兴致高涨的久棠同学好像觉得酒精饮料不是很过瘾的样子。

“我是问题不大,不过兰的酒量……”一直都没怎么说话的正春忽然开口。

“不,我没事的!如果想喝酒的话就点酒吧。”因为不忍心扫久棠同学的兴,所以没有让正春再说下去,“嗯……倒是未亚同学也会喝啤酒,让人觉得特别意外。”
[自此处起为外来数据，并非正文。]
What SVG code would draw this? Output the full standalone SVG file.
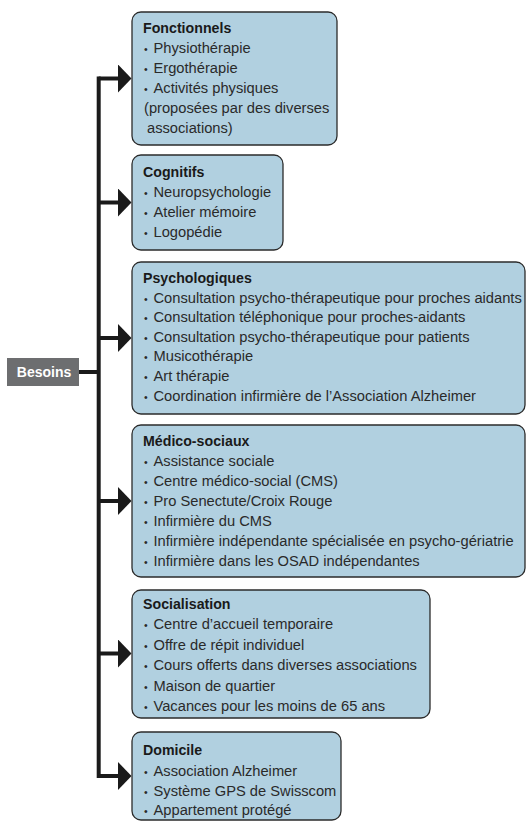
<svg xmlns="http://www.w3.org/2000/svg" width="528" height="822" viewBox="0 0 528 822">
<defs>
<style>
.box{fill:#b1d0e0;stroke:#2b2b2b;stroke-width:1.3}
.t{font-family:"Liberation Sans",Arial,sans-serif;font-weight:bold;font-size:14.2px;fill:#1a1a1a}
.i{font-family:"Liberation Sans",Arial,sans-serif;font-size:14.7px;fill:#2a2a2a}
.b{font-size:10.5px}
.ln{fill:none;stroke:#1a1a1a;stroke-width:4}
</style>
<marker id="ah" markerUnits="userSpaceOnUse" markerWidth="14" markerHeight="28" refX="0" refY="14" orient="auto" viewBox="0 0 14 28">
<path d="M0 0 L13.5 14 L0 28Z" fill="#1a1a1a"/>
</marker>
</defs>
<rect width="528" height="822" fill="#ffffff"/>
<g id="connectors">
<path class="ln" d="M98.7 78.5 V776" stroke-linecap="square"/>
<path class="ln" d="M79 372 H98.7"/>
<path class="ln" d="M98.7 78.5 H118" marker-end="url(#ah)"/>
<path class="ln" d="M98.7 202.5 H118" marker-end="url(#ah)"/>
<path class="ln" d="M98.7 338 H118" marker-end="url(#ah)"/>
<path class="ln" d="M98.7 501 H118" marker-end="url(#ah)"/>
<path class="ln" d="M98.7 653.5 H118" marker-end="url(#ah)"/>
<path class="ln" d="M98.7 776 H118" marker-end="url(#ah)"/>
</g>
<g id="besoins">
<rect x="7" y="358" width="72" height="28" fill="#6d6e70"/>
<text x="44" y="377" text-anchor="middle" font-family="Liberation Sans,Arial,sans-serif" font-weight="bold" font-size="14" fill="#ffffff">Besoins</text>
</g>
<g id="fonctionnels">
<rect class="box" x="132" y="12" width="205" height="133" rx="9"/>
<text class="t" x="143" y="33">Fonctionnels</text>
<text class="i" y="53"><tspan class="b" x="144">•</tspan><tspan x="153.5">Physiothérapie</tspan></text>
<text class="i" y="73"><tspan class="b" x="144">•</tspan><tspan x="153.5">Ergothérapie</tspan></text>
<text class="i" y="93"><tspan class="b" x="144">•</tspan><tspan x="153.5">Activités physiques</tspan></text>
<text class="i" x="144" y="113">(proposées par des diverses</text>
<text class="i" x="147" y="133">associations)</text>
</g>
<g id="cognitifs">
<rect class="box" x="132" y="155" width="151" height="95" rx="9"/>
<text class="t" x="143" y="177">Cognitifs</text>
<text class="i" y="197"><tspan class="b" x="144">•</tspan><tspan x="153.5">Neuropsychologie</tspan></text>
<text class="i" y="217"><tspan class="b" x="144">•</tspan><tspan x="153.5">Atelier mémoire</tspan></text>
<text class="i" y="237"><tspan class="b" x="144">•</tspan><tspan x="153.5">Logopédie</tspan></text>
</g>
<g id="psychologiques">
<rect class="box" x="132" y="262" width="393" height="152" rx="9"/>
<text class="t" x="143" y="283">Psychologiques</text>
<text class="i" y="302.6"><tspan class="b" x="144">•</tspan><tspan x="153.5">Consultation psycho-thérapeutique pour proches aidants</tspan></text>
<text class="i" y="322.2"><tspan class="b" x="144">•</tspan><tspan x="153.5">Consultation téléphonique pour proches-aidants</tspan></text>
<text class="i" y="341.8"><tspan class="b" x="144">•</tspan><tspan x="153.5">Consultation psycho-thérapeutique pour patients</tspan></text>
<text class="i" y="361.4"><tspan class="b" x="144">•</tspan><tspan x="153.5">Musicothérapie</tspan></text>
<text class="i" y="381"><tspan class="b" x="144">•</tspan><tspan x="153.5">Art thérapie</tspan></text>
<text class="i" y="400.6"><tspan class="b" x="144">•</tspan><tspan x="153.5">Coordination infirmière de l’Association Alzheimer</tspan></text>
</g>
<g id="medico-sociaux">
<rect class="box" x="132" y="425" width="393" height="152" rx="9"/>
<text class="t" x="143" y="446">Médico-sociaux</text>
<text class="i" y="466"><tspan class="b" x="144">•</tspan><tspan x="153.5">Assistance sociale</tspan></text>
<text class="i" y="486"><tspan class="b" x="144">•</tspan><tspan x="153.5">Centre médico-social (CMS)</tspan></text>
<text class="i" y="506"><tspan class="b" x="144">•</tspan><tspan x="153.5">Pro Senectute/Croix Rouge</tspan></text>
<text class="i" y="526"><tspan class="b" x="144">•</tspan><tspan x="153.5">Infirmière du CMS</tspan></text>
<text class="i" y="546"><tspan class="b" x="144">•</tspan><tspan x="153.5">Infirmière indépendante spécialisée en psycho-gériatrie</tspan></text>
<text class="i" y="566"><tspan class="b" x="144">•</tspan><tspan x="153.5">Infirmière dans les OSAD indépendantes</tspan></text>
</g>
<g id="socialisation">
<rect class="box" x="132" y="590" width="298" height="128" rx="9"/>
<text class="t" x="143" y="609">Socialisation</text>
<text class="i" y="629.4"><tspan class="b" x="144">•</tspan><tspan x="153.5">Centre d’accueil temporaire</tspan></text>
<text class="i" y="649.8"><tspan class="b" x="144">•</tspan><tspan x="153.5">Offre de répit individuel</tspan></text>
<text class="i" y="670.2"><tspan class="b" x="144">•</tspan><tspan x="153.5">Cours offerts dans diverses associations</tspan></text>
<text class="i" y="690.6"><tspan class="b" x="144">•</tspan><tspan x="153.5">Maison de quartier</tspan></text>
<text class="i" y="711"><tspan class="b" x="144">•</tspan><tspan x="153.5">Vacances pour les moins de 65 ans</tspan></text>
</g>
<g id="domicile">
<rect class="box" x="132" y="732" width="209" height="88" rx="9"/>
<text class="t" x="143" y="755">Domicile</text>
<text class="i" y="775.5"><tspan class="b" x="144">•</tspan><tspan x="153.5">Association Alzheimer</tspan></text>
<text class="i" y="795.5"><tspan class="b" x="144">•</tspan><tspan x="153.5">Système GPS de Swisscom</tspan></text>
<text class="i" y="815"><tspan class="b" x="144">•</tspan><tspan x="153.5">Appartement protégé</tspan></text>
</g>
</svg>
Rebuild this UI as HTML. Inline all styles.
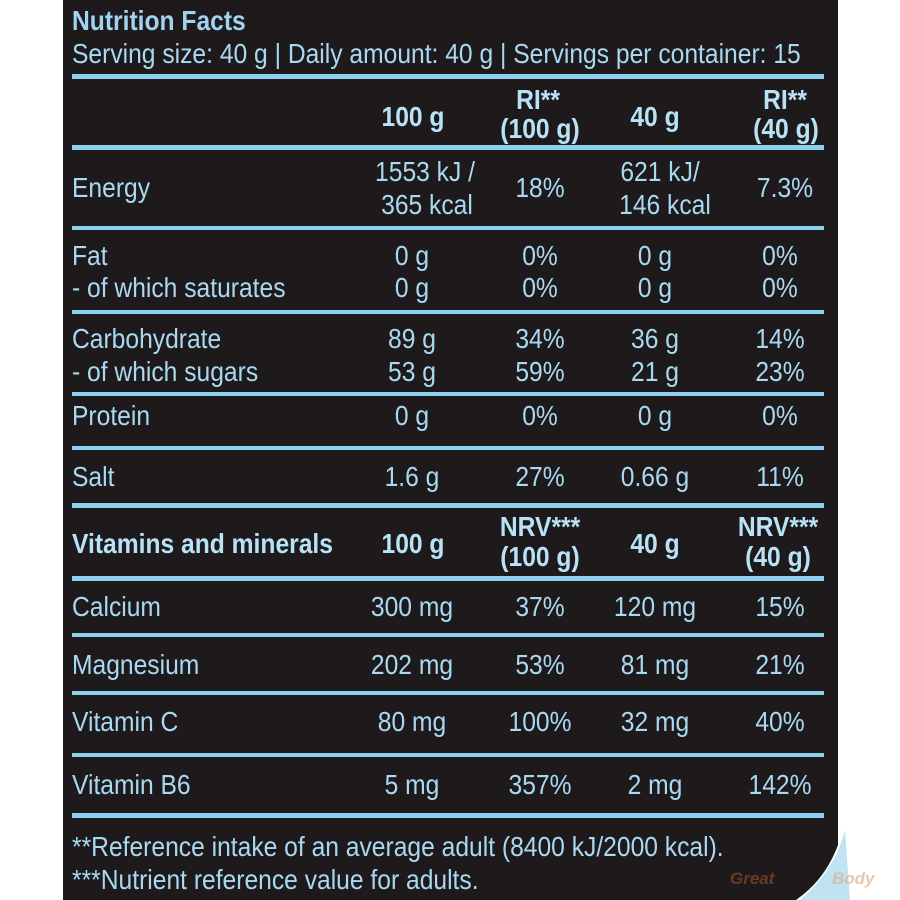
<!DOCTYPE html>
<html><head><meta charset="utf-8"><style>
html,body{margin:0;padding:0;background:#fff;}
svg{display:block}
text{font-family:"Liberation Sans",sans-serif;fill:#a9d9f2;font-size:28px;transform-box:fill-box;transform-origin:left center;transform:scaleX(0.88)}
.b{font-weight:bold;fill:#b8e2f7}
.m{text-anchor:middle;transform-origin:center center}
.w{transform:none}
</style></head><body>
<svg width="900" height="900" viewBox="0 0 900 900" xmlns="http://www.w3.org/2000/svg">
<path d="M800,900 Q835,870 845,830 L850,900 Z" fill="#bfe3f3"/>
<path d="M63,0 H838 V845 Q825,880 796,900 H63 Z" fill="#1e1a1b"/>
<g fill="#8ccfee">
<rect x="72" y="74" width="752" height="5"/>
<rect x="72" y="145" width="752" height="5"/>
<rect x="72" y="226" width="752" height="4"/>
<rect x="72" y="310" width="752" height="4"/>
<rect x="72" y="392" width="752" height="4"/>
<rect x="72" y="446" width="752" height="4"/>
<rect x="72" y="503" width="752" height="5"/>
<rect x="72" y="576" width="752" height="5"/>
<rect x="72" y="633" width="752" height="4"/>
<rect x="72" y="691" width="752" height="4"/>
<rect x="72" y="753" width="752" height="4"/>
<rect x="72" y="813" width="752" height="5"/>
</g>
<text x="72" y="30" class="b" style="fill:#9fd3ef">Nutrition Facts</text>
<text x="72" y="63">Serving size: 40 g | Daily amount: 40 g | Servings per container: 15</text>

<text x="413" y="126" class="b m">100 g</text>
<text x="538" y="109" class="b m">RI**</text>
<text x="540" y="138" class="b m">(100 g)</text>
<text x="655" y="126" class="b m">40 g</text>
<text x="785" y="109" class="b m">RI**</text>
<text x="786" y="138" class="b m">(40 g)</text>

<text x="72" y="197">Energy</text>
<text x="425" y="181" class="m">1553 kJ /</text>
<text x="427" y="214" class="m">365 kcal</text>
<text x="540" y="197" class="m">18%</text>
<text x="660" y="181" class="m">621 kJ/</text>
<text x="665" y="214" class="m">146 kcal</text>
<text x="785" y="197" class="m">7.3%</text>

<text x="72" y="265">Fat</text>
<text x="72" y="297">- of which saturates</text>
<text x="412" y="265" class="m">0 g</text><text x="412" y="297" class="m">0 g</text>
<text x="540" y="265" class="m">0%</text><text x="540" y="297" class="m">0%</text>
<text x="655" y="265" class="m">0 g</text><text x="655" y="297" class="m">0 g</text>
<text x="780" y="265" class="m">0%</text><text x="780" y="297" class="m">0%</text>

<text x="72" y="348">Carbohydrate</text>
<text x="72" y="381">- of which sugars</text>
<text x="412" y="348" class="m">89 g</text><text x="412" y="381" class="m">53 g</text>
<text x="540" y="348" class="m">34%</text><text x="540" y="381" class="m">59%</text>
<text x="655" y="348" class="m">36 g</text><text x="655" y="381" class="m">21 g</text>
<text x="780" y="348" class="m">14%</text><text x="780" y="381" class="m">23%</text>

<text x="72" y="425">Protein</text>
<text x="412" y="425" class="m">0 g</text>
<text x="540" y="425" class="m">0%</text>
<text x="655" y="425" class="m">0 g</text>
<text x="780" y="425" class="m">0%</text>

<text x="72" y="486">Salt</text>
<text x="412" y="486" class="m">1.6 g</text>
<text x="540" y="486" class="m">27%</text>
<text x="655" y="486" class="m">0.66 g</text>
<text x="780" y="486" class="m">11%</text>

<text x="72" y="553" class="b">Vitamins and minerals</text>
<text x="413" y="553" class="b m">100 g</text>
<text x="540" y="536" class="b m">NRV***</text>
<text x="540" y="566" class="b m">(100 g)</text>
<text x="655" y="553" class="b m">40 g</text>
<text x="778" y="536" class="b m">NRV***</text>
<text x="778" y="566" class="b m">(40 g)</text>

<text x="72" y="616">Calcium</text>
<text x="412" y="616" class="m">300 mg</text>
<text x="540" y="616" class="m">37%</text>
<text x="655" y="616" class="m">120 mg</text>
<text x="780" y="616" class="m">15%</text>

<text x="72" y="674">Magnesium</text>
<text x="412" y="674" class="m">202 mg</text>
<text x="540" y="674" class="m">53%</text>
<text x="655" y="674" class="m">81 mg</text>
<text x="780" y="674" class="m">21%</text>

<text x="72" y="731">Vitamin C</text>
<text x="412" y="731" class="m">80 mg</text>
<text x="540" y="731" class="m">100%</text>
<text x="655" y="731" class="m">32 mg</text>
<text x="780" y="731" class="m">40%</text>

<text x="72" y="794">Vitamin B6</text>
<text x="412" y="794" class="m">5 mg</text>
<text x="540" y="794" class="m">357%</text>
<text x="655" y="794" class="m">2 mg</text>
<text x="780" y="794" class="m">142%</text>

<text x="72" y="856">**Reference intake of an average adult (8400 kJ/2000 kcal).</text>
<text x="72" y="889">***Nutrient reference value for adults.</text>
<text x="730" y="884" class="w" style="font-size:17px;font-style:italic;font-weight:bold;fill:#8a4a2a;opacity:0.7">Great</text>
<text x="832" y="884" class="w" style="font-size:17px;font-style:italic;font-weight:bold;fill:#e0b090;opacity:0.7">Body</text>
</svg>
</body></html>
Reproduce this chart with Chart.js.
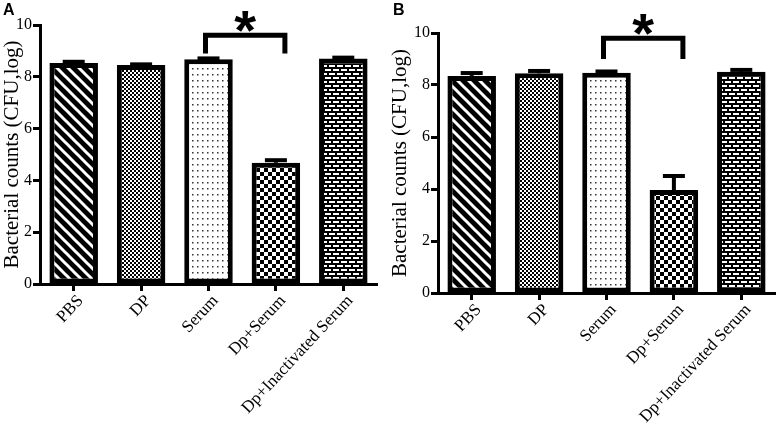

“之前只是在一起练习而已,根本就没有真正认识呀。”小未亚一语双关地开玩笑。

“这家伙的酒量比我还好。”久棠同学冲我眨了眨眼。

“喂,不要凭空说这种话好不好……”

“上次喝醉,就是小未亚陪我回家的噢?”

“好啦好啦,干杯干杯~”

“干杯!”

结果,又和他们喝了好多啤酒。

“一会儿正春同学负责送兰回去。”

“啊,那是当然。”

晕乎乎地听到正春这么说。

“什么时候交往啊,你们两个。”

“……”

“……”

什么啊,别提这个。

“大家都很好奇你们噢?特别是前天贴到校门口的那张宣传海报,左边是不好好系校服扣子的正春,右边是穿芭蕾舞蹈裙的你。”

久棠同学红扑扑的脸上,八卦的洪水都快溢出来了。

“好啦,久棠。”

小未亚有点看不下去。

我不由得瞄了身边的正春一眼。

他只是默默喝酒。

空瓶子的数量比我多多了。

“我们不打算谈恋爱喔?”我勉强笑着对她们说道。

“真可惜。”

“因为已经太熟了。太熟的朋友之间没办法做恋人,不是很正常的事情吗?”

“嗯……怎么样?都吃饱喝饱了吧?我要去结账咯?”

看到我们都点头,久棠同学拿起账单,起身走向门口。但因为路过隔壁桌的时候趔趄了一下,所以小未亚也起身陪着一起去了。

“不用替我们两个找借口。”

出乎我意料地,在桌上只剩我们两个人的时候,正春缓缓开口。

“是我不好。”

“你喝醉了吗?正春?”

“我没醉。”

他看了我捧杯的手一眼,把桌上最后一点啤酒倒完,一饮而尽:“话剧节结束之后,再给我点时间想想那天的事,拜托了。”

仿佛下定什么决心似的,他郑重地对我说道。

一点时间,是多久呢?

等到那时候,我还是现在的想法吗?

不管结局如何,我都不愿意失去正春这个朋友——唯有这一点我可以确信。